The single supplement is a travel industry premium charged to solo travelers when they take a room alone. The amount involved ranges from 10 to 100 percent of the standard accommodation rate. Solo travelers see this as an unfair form of discrimination, but vendors justify the charge as reflecting the fact that most accommodations are priced for double occupancy.

Discounts for booking early or repeat bookings and programs that arrange shared accommodation are variations on pricing that can ameliorate the single supplement for solo travelers. Research prior to travel may find companies that have removed the single supplement, or offer solo cabins designed for single occupancy.

In 2026, technology platforms introduced compatibility matching to facilitate cost-sharing among solo travelers to circumvent the single supplement.

In 2013, around 12 percent of American adults planned to travel solo that year.

==Background==
Vendors and agents in the travel industry quote package-deal and accommodation prices in terms of dollars per person when the customer travels in a group of two, that is, "twin share" or "double". The single supplement is a premium surcharge applied to a traveler who travels alone but will use a room that could fit two or more passengers.

Accommodation vendors argue that solo travelers should expect to pay for the luxury and convenience of having a room to themselves.
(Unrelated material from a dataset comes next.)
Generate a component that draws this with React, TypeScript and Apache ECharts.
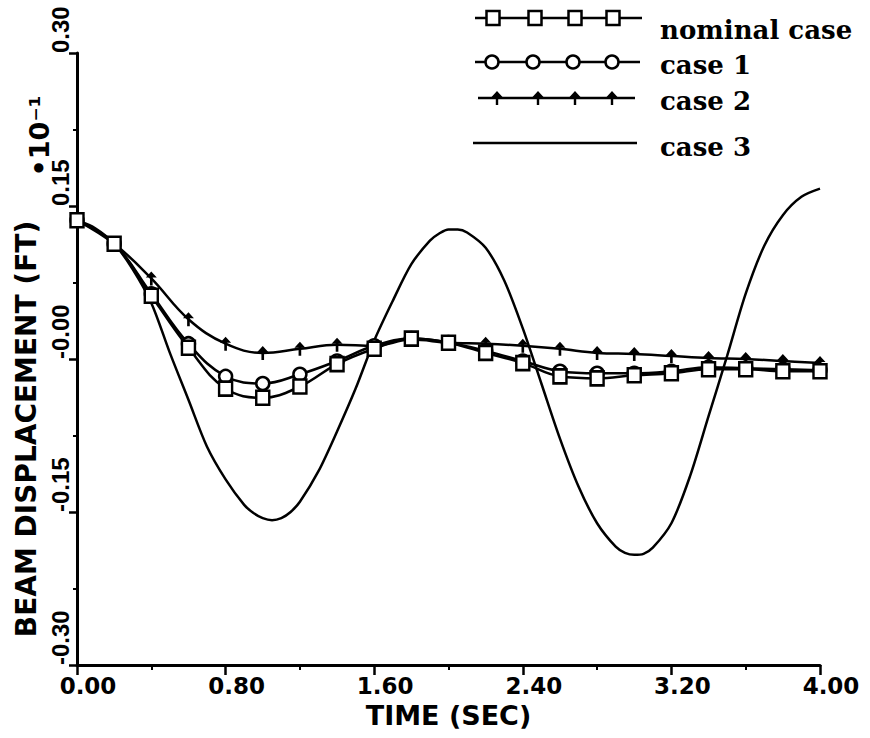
import React, { useEffect, useRef } from "react";
import * as echarts from "echarts";

// Time (s) of the marked points of the first three cases
const timeMarked = [0, 0.2, 0.4, 0.6, 0.8, 1.0, 1.2, 1.4, 1.6, 1.8, 2.0, 2.2, 2.4, 2.6, 2.8, 3.0, 3.2, 3.4, 3.6, 3.8, 4.0];
// Beam displacement (*10^-1 ft)
const nominalCase = [0.136, 0.113, 0.062, 0.011, -0.029, -0.038, -0.027, -0.005, 0.010, 0.020, 0.016, 0.006, -0.004, -0.017, -0.019, -0.016, -0.014, -0.010, -0.010, -0.012, -0.012];
const case1 = [0.136, 0.113, 0.064, 0.015, -0.017, -0.024, -0.015, -0.002, 0.013, 0.020, 0.016, 0.008, -0.002, -0.012, -0.014, -0.014, -0.012, -0.008, -0.009, -0.010, -0.011];
const case2 = [0.136, 0.113, 0.079, 0.039, 0.015, 0.006, 0.010, 0.014, 0.013, 0.019, 0.016, 0.015, 0.013, 0.010, 0.006, 0.005, 0.003, 0.001, 0.000, -0.002, -0.004];
// Case 3
const timeCase3 = [0, 0.1, 0.2, 0.3, 0.4, 0.5, 0.6, 0.7, 0.8, 0.9, 0.95, 1.0, 1.05, 1.1, 1.15, 1.2, 1.3, 1.4, 1.5, 1.6, 1.7, 1.8, 1.9, 1.95, 2.0, 2.05, 2.1, 2.2, 2.3, 2.4, 2.5, 2.6, 2.7, 2.8, 2.9, 2.95, 3.0, 3.05, 3.1, 3.2, 3.3, 3.4, 3.5, 3.6, 3.7, 3.8, 3.9, 4.0];
const case3 = [0.136, 0.128, 0.113, 0.088, 0.055, 0.006, -0.040, -0.086, -0.118, -0.143, -0.151, -0.156, -0.158, -0.156, -0.150, -0.140, -0.110, -0.071, -0.029, 0.018, 0.057, 0.093, 0.116, 0.123, 0.127, 0.127, 0.124, 0.109, 0.077, 0.030, -0.024, -0.078, -0.125, -0.161, -0.184, -0.190, -0.192, -0.191, -0.185, -0.161, -0.115, -0.056, 0.003, 0.064, 0.111, 0.141, 0.159, 0.167];

const seriesNames = ["nominal case", "case 1", "case 2", "case 3"];

const INK = "#000";
const SANS = "'DejaVu Sans', 'Liberation Sans', sans-serif";
const NARROW = "'Liberation Sans', 'DejaVu Sans', sans-serif";
const SERIF = "'DejaVu Serif', 'Liberation Serif', serif";
const ARROW = "path://M5,0 L10,6 L6.2,6 L6.2,14 L3.8,14 L3.8,6 L0,6 Z";

function legendGraphics() {
  const rows = [18, 62, 98, 143];
  const textY = [30, 65, 101, 147];
  const markX = [
    [493, 535, 575, 613],
    [492, 533, 573, 612],
    [497, 538, 575, 612],
  ];
  const lineX = [
    [475, 642],
    [475, 640],
    [478, 635],
    [473, 637],
  ];
  const els: any[] = [];
  rows.forEach((y, i) => {
    els.push({
      type: "line",
      shape: { x1: lineX[i][0], y1: y, x2: lineX[i][1], y2: y },
      style: { stroke: INK, lineWidth: 2.5 },
      z: 10,
    });
    if (i < 3) {
      markX[i].forEach((x) => {
        if (i === 0) {
          els.push({ type: "rect", shape: { x: x - 6.5, y: y - 7, width: 13, height: 14 }, style: { fill: "#fff", stroke: INK, lineWidth: 2.5 }, z: 11 });
        } else if (i === 1) {
          els.push({ type: "circle", shape: { cx: x, cy: y, r: 6.5 }, style: { fill: "#fff", stroke: INK, lineWidth: 2.5 }, z: 11 });
        } else {
          els.push({
            type: "polygon",
            shape: { points: [[x, y - 7], [x + 5.5, y - 1], [x + 1.2, y - 1], [x + 1.2, y + 7], [x - 1.2, y + 7], [x - 1.2, y - 1], [x - 5.5, y - 1]] },
            style: { fill: INK },
            z: 11,
          });
        }
      });
    }
    els.push({
      type: "text",
      x: 660,
      y: textY[i],
      style: { text: seriesNames[i], fill: INK, font: `bold 26px ${SERIF}`, align: "left", verticalAlign: "middle" },
      z: 11,
    });
  });
  els.push({
    type: "text",
    x: 39,
    y: 136,
    rotation: Math.PI / 2,
    style: { text: "•10⁻¹", fill: INK, font: `bold 27px ${SANS}`, align: "center", verticalAlign: "middle" },
  });
  return els;
}

export default function App() {
  const ref = useRef<HTMLDivElement>(null);
  useEffect(() => {
    document.body.style.margin = "0";
    if (!ref.current) return;
    const chart = echarts.init(ref.current, null, { renderer: "svg" });
    const lineBase = { type: "line", smooth: 0.4, lineStyle: { color: INK, width: 2.5 }, itemStyle: { color: "#fff", borderColor: INK, borderWidth: 2.5 } };
    chart.setOption({
      animation: false,
      backgroundColor: "#fff",
      grid: { left: 77, right: 50, top: 53, bottom: 73, containLabel: false, outerBoundsMode: "none" },
      xAxis: {
        type: "value",
        min: 0,
        max: 4,
        interval: 0.8,
        name: "TIME (SEC)",
        nameLocation: "middle",
        nameGap: 33,
        nameTextStyle: { color: INK, fontFamily: SANS, fontWeight: "bold", fontSize: 27 },
        axisLine: { show: true, onZero: false, lineStyle: { color: INK, width: 3 } },
        axisTick: { show: true, length: 10, lineStyle: { color: INK, width: 2.5 } },
        minorTick: { show: true, splitNumber: 2, length: 5, lineStyle: { color: INK, width: 2 } },
        splitLine: { show: false },
        axisLabel: {
          color: INK,
          fontFamily: SANS,
          fontWeight: "bold",
          fontSize: 23,
          margin: 9,
          align: "center",
          padding: [0, 0, 0, 22],
          formatter: (v: number) => v.toFixed(2),
        },
      },
      yAxis: {
        type: "value",
        min: -0.3,
        max: 0.3,
        interval: 0.15,
        name: "BEAM DISPLACEMENT (FT)",
        nameLocation: "middle",
        nameGap: 38,
        nameRotate: 90,
        nameTextStyle: { color: INK, fontFamily: SANS, fontWeight: "bold", fontSize: 28, align: "center", verticalAlign: "middle", padding: [0, 140, 0, 0] },
        axisLine: { show: true, onZero: false, lineStyle: { color: INK, width: 3 } },
        axisTick: { show: true, length: 8, lineStyle: { color: INK, width: 2.5 } },
        minorTick: { show: true, splitNumber: 2, length: 4, lineStyle: { color: INK, width: 2 } },
        splitLine: { show: false },
        axisLabel: {
          color: INK,
          fontFamily: NARROW,
          fontWeight: "bold",
          fontSize: 24,
          rotate: 90,
          align: "left",
          verticalAlign: "middle",
          margin: 17,
          formatter: (v: number) => (Math.abs(v) < 1e-9 ? "-0.00" : v.toFixed(2)),
        },
      },
      graphic: legendGraphics(),
      series: [
        { ...lineBase, name: seriesNames[3], data: timeCase3.map((t, i) => [t, case3[i]]), showSymbol: false, smooth: 0.3, z: 1 },
        { ...lineBase, name: seriesNames[2], data: timeMarked.map((t, i) => [t, case2[i]]), symbol: ARROW, symbolSize: [11, 14], itemStyle: { color: INK }, z: 2 },
        { ...lineBase, name: seriesNames[1], data: timeMarked.map((t, i) => [t, case1[i]]), symbol: "circle", symbolSize: 13, z: 3 },
        { ...lineBase, name: seriesNames[0], data: timeMarked.map((t, i) => [t, nominalCase[i]]), symbol: "rect", symbolSize: [13, 14], z: 4 },
      ],
    });
    return () => chart.dispose();
  }, []);
  return <div ref={ref} style={{ width: 870, height: 738 }} />;
}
Vendors also expect to be compensated for the cost of preparing a room for a guest, in cleaning and providing disposables, when only one person will be charged. Some vendors also charge more because they believe a solo traveler will spend less on food, drinks, and entertainment compared to a group of two or more.

The solo traveler argues that traveling alone is often a necessity rather than a luxury and that the cost of preparing rooms for guests should be distributed among customers without discrimination, or (more extremely) that couples should be surcharged for the privilege of not having to sleep apart.

Those affected may choose an accommodation vendor or tour operator which caters specifically for the solo traveler. Singles networks may assist in finding a compatible travel companion.

==Framing effect==
Objections to the single supplement may be partly explained by the "framing effect" described by Nagle and Holden in 2002. This effect occurs when customers see cost as a combination of gains and losses. Take as example, a hotel room advertised at #£300, with a £25 discount for early booking and compare it with the same room at #£250, with a 10% single person surcharge. Customers will tend to choose the arrangement even though the cost of £275, is the same. Customers tend to choose gains over losses. An early booking discount is seen as a gain, whereas a surcharge is seen as a loss.